- **EXERCISE INSTRUCTIONS**: Starting with the first line of the listing, quote each line exactly until and including the one with "text=white, align=center, minimum", leaving pictures out.

start INFORMATION SUPPLIED

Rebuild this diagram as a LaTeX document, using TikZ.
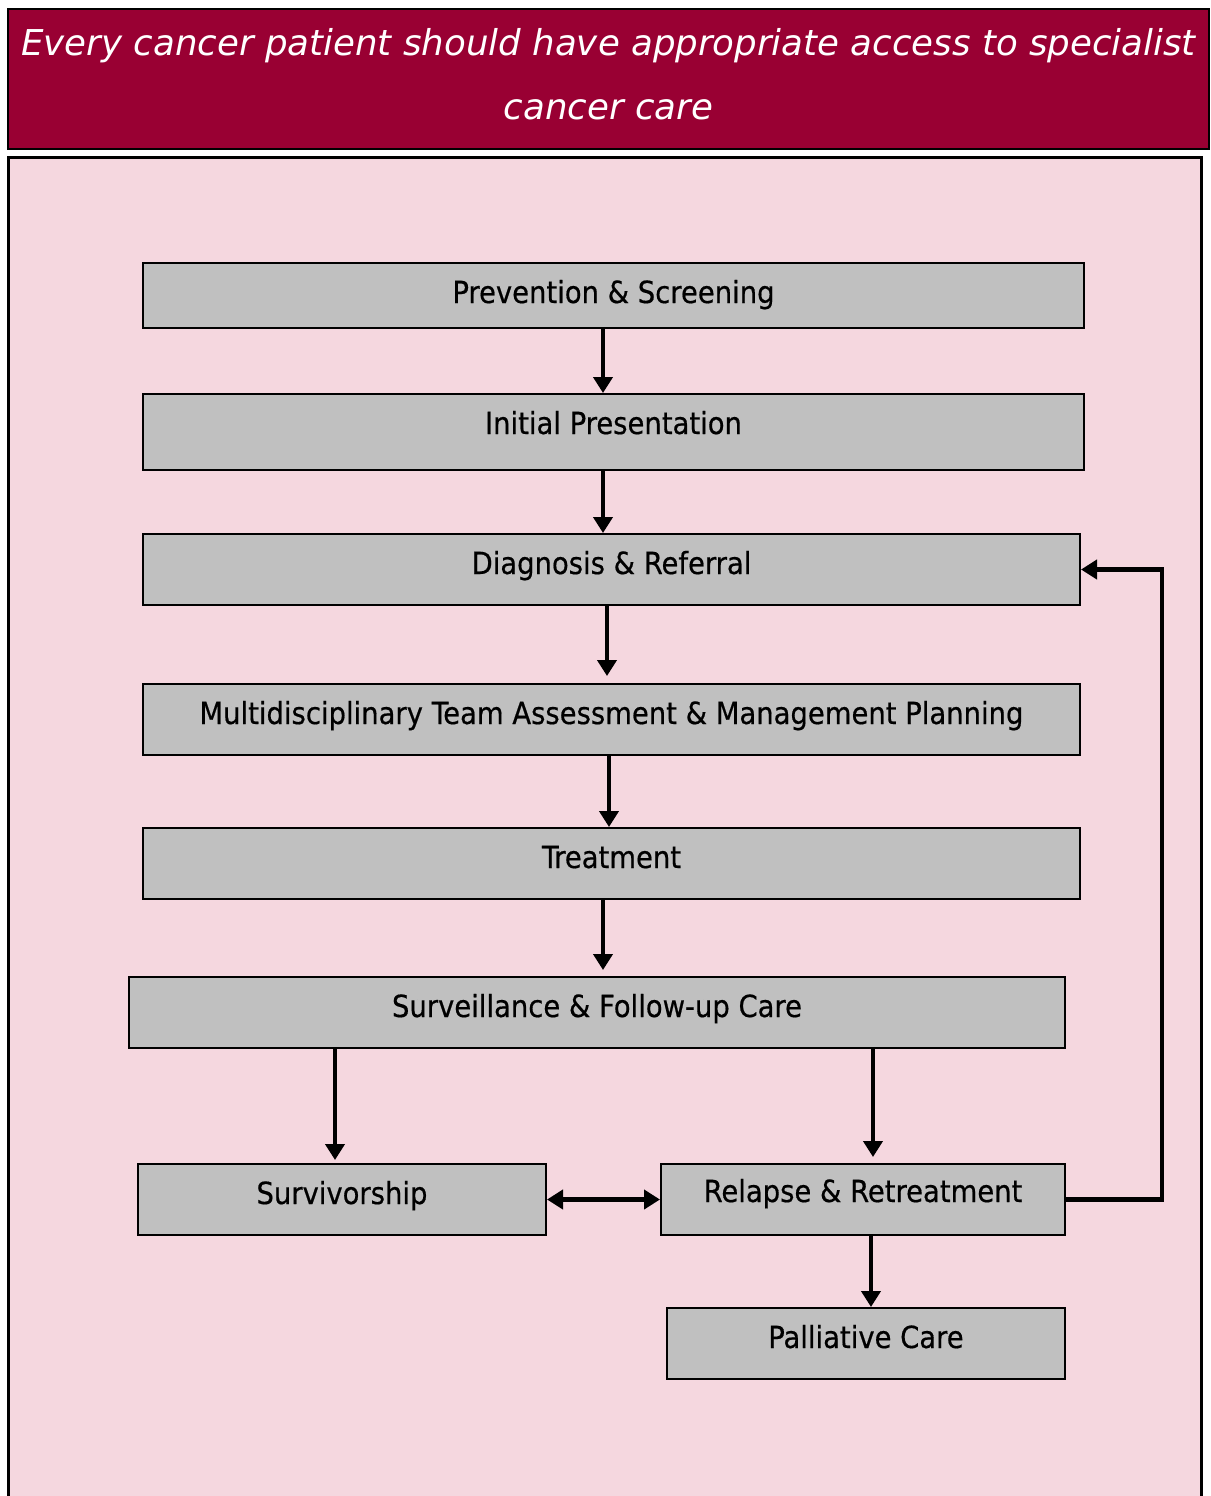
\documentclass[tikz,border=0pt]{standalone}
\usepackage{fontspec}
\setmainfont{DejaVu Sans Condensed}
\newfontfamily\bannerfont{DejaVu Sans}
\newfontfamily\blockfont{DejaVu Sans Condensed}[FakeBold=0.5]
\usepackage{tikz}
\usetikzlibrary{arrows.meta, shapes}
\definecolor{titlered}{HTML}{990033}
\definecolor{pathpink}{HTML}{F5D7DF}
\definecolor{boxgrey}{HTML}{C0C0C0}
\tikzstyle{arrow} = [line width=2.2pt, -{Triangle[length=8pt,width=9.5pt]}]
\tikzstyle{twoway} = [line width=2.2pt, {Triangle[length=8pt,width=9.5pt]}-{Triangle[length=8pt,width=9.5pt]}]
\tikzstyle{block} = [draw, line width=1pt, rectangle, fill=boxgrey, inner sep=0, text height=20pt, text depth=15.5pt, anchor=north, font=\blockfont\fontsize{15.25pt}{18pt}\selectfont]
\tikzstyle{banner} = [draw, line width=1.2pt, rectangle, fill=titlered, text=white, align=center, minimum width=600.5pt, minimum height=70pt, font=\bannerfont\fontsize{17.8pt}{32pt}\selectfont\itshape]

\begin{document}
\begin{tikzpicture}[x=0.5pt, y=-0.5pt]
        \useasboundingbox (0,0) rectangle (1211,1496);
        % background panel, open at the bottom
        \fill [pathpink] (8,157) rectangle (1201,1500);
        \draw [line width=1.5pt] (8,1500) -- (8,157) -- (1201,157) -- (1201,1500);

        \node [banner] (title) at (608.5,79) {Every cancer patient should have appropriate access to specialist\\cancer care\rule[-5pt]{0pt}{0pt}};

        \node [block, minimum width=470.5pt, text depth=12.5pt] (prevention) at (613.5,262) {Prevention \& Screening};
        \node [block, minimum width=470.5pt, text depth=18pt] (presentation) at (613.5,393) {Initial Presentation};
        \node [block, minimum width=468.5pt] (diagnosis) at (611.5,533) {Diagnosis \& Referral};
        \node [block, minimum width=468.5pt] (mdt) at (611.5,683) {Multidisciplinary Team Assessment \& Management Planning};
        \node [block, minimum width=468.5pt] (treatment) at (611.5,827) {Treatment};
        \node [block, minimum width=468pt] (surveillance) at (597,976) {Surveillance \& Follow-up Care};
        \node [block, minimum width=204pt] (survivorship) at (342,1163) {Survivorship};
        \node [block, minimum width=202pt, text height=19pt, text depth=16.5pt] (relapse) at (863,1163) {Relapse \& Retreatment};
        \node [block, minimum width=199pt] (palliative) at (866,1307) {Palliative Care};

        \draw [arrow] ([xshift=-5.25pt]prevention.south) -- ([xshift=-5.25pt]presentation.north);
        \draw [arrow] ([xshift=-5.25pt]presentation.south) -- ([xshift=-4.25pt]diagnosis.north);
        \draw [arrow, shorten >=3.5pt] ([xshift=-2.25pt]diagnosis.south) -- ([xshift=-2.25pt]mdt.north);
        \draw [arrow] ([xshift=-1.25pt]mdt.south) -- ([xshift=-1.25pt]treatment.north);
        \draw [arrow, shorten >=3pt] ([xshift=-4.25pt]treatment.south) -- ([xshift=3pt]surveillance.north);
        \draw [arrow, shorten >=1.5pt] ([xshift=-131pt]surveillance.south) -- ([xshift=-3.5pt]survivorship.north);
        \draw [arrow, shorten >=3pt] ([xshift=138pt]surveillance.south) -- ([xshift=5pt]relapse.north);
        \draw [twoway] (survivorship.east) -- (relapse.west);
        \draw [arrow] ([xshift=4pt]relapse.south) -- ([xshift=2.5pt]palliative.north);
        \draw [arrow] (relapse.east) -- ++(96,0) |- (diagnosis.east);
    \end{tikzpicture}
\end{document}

end INFORMATION SUPPLIED

- **THE REPLY**:
Rebuild this diagram as a LaTeX document, using TikZ.
\documentclass[tikz,border=0pt]{standalone}
\usepackage{fontspec}
\setmainfont{DejaVu Sans Condensed}
\newfontfamily\bannerfont{DejaVu Sans}
\newfontfamily\blockfont{DejaVu Sans Condensed}[FakeBold=0.5]
\usepackage{tikz}
\usetikzlibrary{arrows.meta, shapes}
\definecolor{titlered}{HTML}{990033}
\definecolor{pathpink}{HTML}{F5D7DF}
\definecolor{boxgrey}{HTML}{C0C0C0}
\tikzstyle{arrow} = [line width=2.2pt, -{Triangle[length=8pt,width=9.5pt]}]
\tikzstyle{twoway} = [line width=2.2pt, {Triangle[length=8pt,width=9.5pt]}-{Triangle[length=8pt,width=9.5pt]}]
\tikzstyle{block} = [draw, line width=1pt, rectangle, fill=boxgrey, inner sep=0, text height=20pt, text depth=15.5pt, anchor=north, font=\blockfont\fontsize{15.25pt}{18pt}\selectfont]
\tikzstyle{banner} = [draw, line width=1.2pt, rectangle, fill=titlered, text=white, align=center, minimum width=600.5pt, minimum height=70pt, font=\bannerfont\fontsize{17.8pt}{32pt}\selectfont\itshape]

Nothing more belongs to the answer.